Peki süper iletken kablolar işin içine girince ne olacak? Işık hızında bilgisayar olacak. ABD'nin bir kısmı DNA ile bir kısmı virüsle, bir kısmı kansere odaklanmış, bir kısmı yapay zekâya, bir kısmı teknolojiye, bir kısmı askeri alanlara, son kısımda HAARP teknolojisine odaklanmış durumda.

Bilgi teknolojilerinde adama, bilim alanında çalışmaya, üretmeye, buluşa ihtiyacımız var. Biz üretken olursak 50 yıl sonra korkutan bir Türk nesli ortaya çıkar. Bizim tek sıkıntımız bilime yatırım yapmıyoruz. Üniversiteleri çok iyi hale getirmemiz gerekiyor. Üniversiteler bilim öğretecek ve bilim sahaya yayılacak. Bu görevi üstlenecek insanları yetiştirmemiz gerekiyor.

Biz uyanıyoruz ve daha iyi olacağız.

Unutmayalım Kİ; Tesla deneyimini başarı ile tamamlamıştır. Yapay bir deprem oluşturmuştur. Deney bittikten sonra: "İsteseydim Manhattan’ı yerle bir edebilirdim." diye açık şekilde dile getirmiştir ve yapabileceklerini ve bu proje ile bugün inanılmaz bir şekilde devam etmektedir. Bunun ismi HAARP'dır.
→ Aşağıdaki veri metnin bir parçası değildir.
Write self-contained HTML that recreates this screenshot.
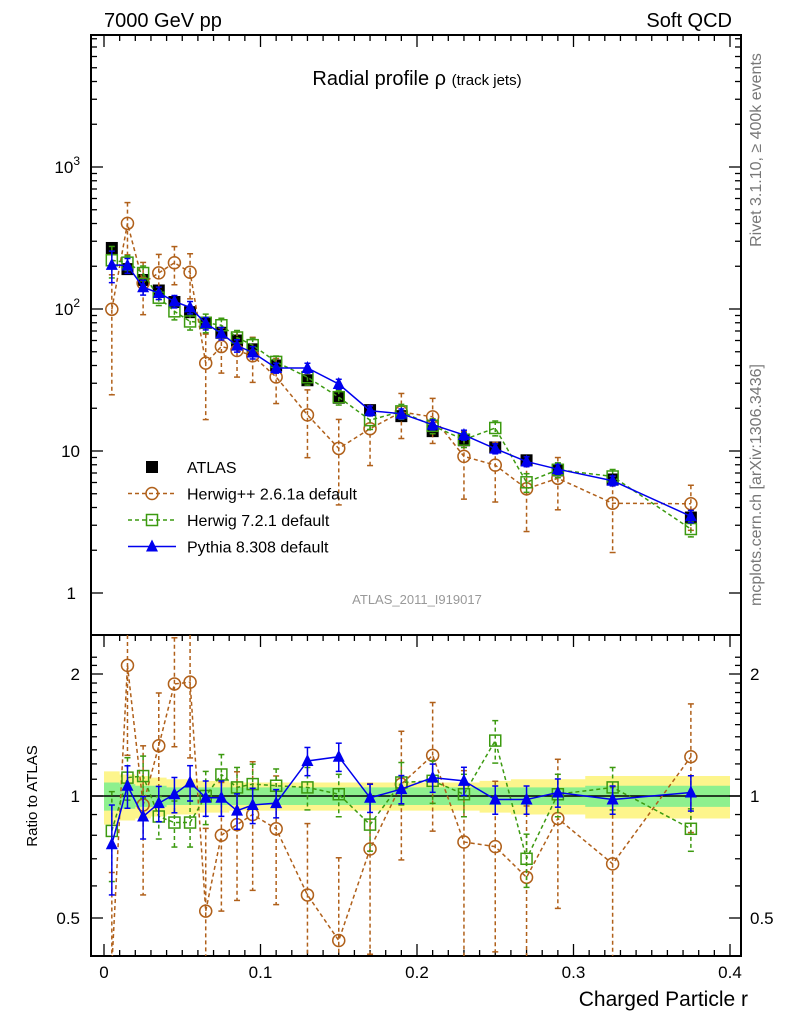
<!DOCTYPE html>
<html><head><meta charset="utf-8"><style>
html,body{margin:0;padding:0;background:#fff;width:786px;height:1024px;overflow:hidden}
svg{display:block;overflow:hidden}
svg text{font-family:"Liberation Sans",sans-serif}
</style></head><body>
<svg id="c" width="786" height="1024" xmlns="http://www.w3.org/2000/svg">
<text x="104" y="27" font-size="20">7000 GeV pp</text>
<text x="732" y="27" font-size="20" text-anchor="end">Soft QCD</text>
<text x="417" y="85" font-size="20" text-anchor="middle">Radial profile ρ <tspan font-size="15">(track jets)</tspan></text>
<text x="417" y="604" font-size="13" fill="#999" text-anchor="middle">ATLAS_2011_I919017</text>
<text transform="translate(761,150) rotate(-90)" font-size="16" fill="#777" text-anchor="middle">Rivet 3.1.10, ≥ 400k events</text>
<text transform="translate(761,485) rotate(-90)" font-size="16" fill="#777" text-anchor="middle">mcplots.cern.ch [arXiv:1306.3436]</text>
<text transform="translate(37,796) rotate(-90)" font-size="15" text-anchor="middle">Ratio to ATLAS</text>
<text x="748" y="1006" font-size="21" text-anchor="end">Charged Particle r</text>
<g id="g"></g>
</svg>
<script>
const rVals=[0.005,0.015,0.025,0.035,0.045,0.055,0.065,0.075,0.085,0.095,0.11,0.13,0.15,0.17,0.19,0.21,0.23,0.25,0.27,0.29,0.325,0.375];
const atlas=[269,191,160,135,112,95,80,68,60,52,40,31.5,23.7,19.4,17.6,13.8,11.9,10.6,8.6,7.3,6.3,3.4];
const hwppRatio=[0.37,2.1,0.95,1.33,1.89,1.91,0.52,0.80,0.85,0.90,0.83,0.57,0.44,0.74,1.07,1.26,0.77,0.75,0.63,0.88,0.68,1.25];
const hwppErr=[0.75,0.4,0.4,0.35,0.3,0.35,0.6,0.35,0.35,0.35,0.35,0.5,0.6,0.45,0.35,0.35,0.5,0.45,0.5,0.4,0.55,0.35];
const hw7Ratio=[0.82,1.11,1.12,0.89,0.86,0.86,1.0,1.13,1.05,1.07,1.06,1.05,1.01,0.85,1.08,1.09,1.01,1.37,0.70,1.01,1.05,0.83];
const hw7Err=[0.25,0.12,0.12,0.12,0.13,0.13,0.15,0.12,0.12,0.12,0.1,0.12,0.12,0.14,0.12,0.12,0.12,0.12,0.15,0.12,0.12,0.12];
const py8Ratio=[0.76,1.06,0.89,0.96,1.01,1.08,0.99,0.99,0.92,0.95,0.96,1.22,1.25,0.99,1.04,1.11,1.09,0.98,0.98,1.02,0.98,1.02];
const py8Err=[0.25,0.12,0.12,0.1,0.1,0.1,0.1,0.1,0.1,0.1,0.08,0.08,0.08,0.08,0.08,0.08,0.08,0.08,0.08,0.08,0.08,0.1];
const bandYellow=[0.15,0.13,0.12,0.11,0.1,0.1,0.09,0.09,0.08,0.08,0.08,0.08,0.08,0.08,0.08,0.08,0.08,0.09,0.1,0.1,0.12,0.12];
const bandGreen=[0.08,0.07,0.06,0.06,0.05,0.05,0.05,0.05,0.05,0.05,0.05,0.05,0.05,0.05,0.05,0.05,0.05,0.05,0.05,0.05,0.06,0.06];
const xTicks=[0,0.1,0.2,0.3,0.4];
const NS='http://www.w3.org/2000/svg',G=document.getElementById('g');
const L=91,R=741,T=35,M=635,B=956;
const X=v=>104+v*1565;
const Y=v=>167-(Math.log10(v)-3)*142;
const YR=v=>796-Math.log2(v)*122;
const clamp=(y,a,b)=>Math.min(Math.max(y,a),b);
function el(t,a,p){const e=document.createElementNS(NS,t);for(const k in a)e.setAttribute(k,a[k]);(p||G).appendChild(e);return e;}
function band(arr,col,nm){let top='',bot='';rVals.forEach((r,i)=>{const x0=i==0?X(0):X((rVals[i-1]+r)/2),x1=i==rVals.length-1?X(0.4):X((r+rVals[i+1])/2);top+=`${x0},${YR(1+arr[i])} ${x1},${YR(1+arr[i])} `;bot=`${x1},${YR(1-arr[i])} ${x0},${YR(1-arr[i])} `+bot;});
const p=el('polygon',{points:top+bot,fill:col});}
band(bandYellow,'#fdf58c','ratio-band-total');band(bandGreen,'#8ef08e','ratio-band-stat');
el('line',{x1:L,x2:R,y1:YR(1),y2:YR(1),stroke:'#000','stroke-width':1.5});
for(const [y0,y1,nm] of [[T,M,'main-frame'],[M,B,'ratio-frame']]){const f=el('rect',{x:L,y:y0,width:R-L,height:y1-y0,fill:'none',stroke:'#000','stroke-width':2});}
for(let i=0;i<=40;i++){const v=i/100,x=X(v),len=i%10==0?12:6;for(const [a,b] of [[M,1],[B,-1],[T,1]]){el('line',{x1:x,x2:x,y1:a,y2:a+b*len,stroke:'#000','stroke-width':1.3});}}
xTicks.forEach(v=>{const t=el('text',{x:X(v),y:978,'font-size':17,'text-anchor':'middle'});t.textContent=v===0?'0':String(v);});
for(let d=0;d<4;d++)for(let m=1;m<10;m++){const v=m*Math.pow(10,d);const y=Y(v);if(y<T||y>M)continue;const len=m==1?12:6;el('line',{x1:L,x2:L+len,y1:y,y2:y,stroke:'#000','stroke-width':1.3});el('line',{x1:R,x2:R-len,y1:y,y2:y,stroke:'#000','stroke-width':1.3});}
[[1,'1'],[10,'10'],[100,'10'],[1000,'10']].forEach(([v,s],i)=>{const t=el('text',{x:i==0?76:80,y:Y(v)+6,'font-size':17,'text-anchor':'end'});t.textContent=s;if(i>1){const sp=el('tspan',{dy:-8,'font-size':12},t);sp.textContent=i==2?'2':'3';}
});
for(let v=0.5;v<=2.3;v+=0.1){const y=YR(v);if(y<M||y>B)continue;const maj=Math.abs(v-0.5)<1e-6||Math.abs(v-1)<1e-6||Math.abs(v-2)<1e-6;const len=maj?12:6;el('line',{x1:L,x2:L+len,y1:y,y2:y,stroke:'#000','stroke-width':1.3});el('line',{x1:R,x2:R-len,y1:y,y2:y,stroke:'#000','stroke-width':1.3});}
[[0.5,'0.5'],[1,'1'],[2,'2']].forEach(([v,s])=>{for(const [x,a] of [[80,'end'],[750,'start']]){const t=el('text',{x:x,y:YR(v)+6,'font-size':17,'text-anchor':a});t.textContent=s;}});
const defs=el('defs',{});const c1=el('clipPath',{id:'cm'},defs);el('rect',{x:L,y:T,width:R-L,height:M-T},c1);const c2=el('clipPath',{id:'cr'},defs);el('rect',{x:L,y:M,width:R-L,height:B-M},c2);
const gm=el('g',{'clip-path':'url(#cm)'}),gr=el('g',{'clip-path':'url(#cr)'});
function marker(type,x,y,col,p){if(type=='sq')return el('rect',{x:x-6,y:y-6,width:12,height:12,fill:'#000'},p);if(type=='osq')return el('rect',{x:x-5.5,y:y-5.5,width:11,height:11,fill:'none',stroke:col,'stroke-width':1.5},p);if(type=='circ')return el('circle',{cx:x,cy:y,r:6,fill:'none',stroke:col,'stroke-width':1.5},p);return el('polygon',{points:`${x},${y-7} ${x-6},${y+5} ${x+6},${y+5}`,fill:col},p);}
function series(ratio,err,col,dash,type,nm){
 for(const [p,yf,vals,y0,y1] of [[gm,Y,ratio.map((r,i)=>r*atlas[i]),T,M],[gr,YR,ratio,M,B]]){
  const g=el('g',{},p);
  el('polyline',{points:rVals.map((r,i)=>X(r)+','+clamp(yf(vals[i]),y0-10,y1+10)).join(' '),fill:'none',stroke:col,'stroke-width':1.5,'stroke-dasharray':dash},g);
  rVals.forEach((r,i)=>{const x=X(r),hiR=yf(vals[i]*(1+err[i])),loR=yf(Math.max(vals[i]*(1-err[i]),1e-3));const hi=clamp(hiR,y0,y1),lo=clamp(loR,y0,y1);
   el('line',{x1:x,x2:x,y1:hi,y2:lo,stroke:col,'stroke-width':1.5,'stroke-dasharray':dash},g);
   if(hiR>=y0)el('line',{x1:x-3,x2:x+3,y1:hi,y2:hi,stroke:col,'stroke-width':1.5},g);
   if(loR<=y1)el('line',{x1:x-3,x2:x+3,y1:lo,y2:lo,stroke:col,'stroke-width':1.5},g);
   const yc=yf(vals[i]);if(yc<y0-8||yc>y1+8)return;
   const m=marker(type,x,yc,col,g);});
 }}
rVals.forEach((r,i)=>{const m=marker('sq',X(r),Y(atlas[i]),'#000',gm);});
series(hwppRatio,hwppErr,'#b0601a','4,3','circ','herwigpp');
series(hw7Ratio,hw7Err,'#3c9a10','4,3','osq','herwig7');
series(py8Ratio,py8Err,'#0000ee','','tri','pythia8');
const leg=[['ATLAS','#000','','sq'],['Herwig++ 2.6.1a default','#b0601a','4,3','circ'],['Herwig 7.2.1 default','#3c9a10','4,3','osq'],['Pythia 8.308 default','#0000ee','','tri']];
leg.forEach(([s,col,d,t],i)=>{const y=467+i*26.5;const g=el('g',{});
 if(i>0)el('line',{x1:128,x2:176,y1:y,y2:y,stroke:col,'stroke-width':1.5,'stroke-dasharray':d},g);
 marker(t,152,y,col,g);const tx=el('text',{x:187,y:y+6,'font-size':16},g);tx.textContent=s;});
</script>
</body></html>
HAARP teknolojisi ile birçok ülkeye diz çöktürmek isteniyor. Uzaktan bir şekilde müdahale edilecek, ileriki yıllarda bizleri neler bekliyor bilmemiz gerekiyor ve bu konuda gerekli tedbirler almalı yoksa aylak aylak yeryüzünde dolaşabiliriz.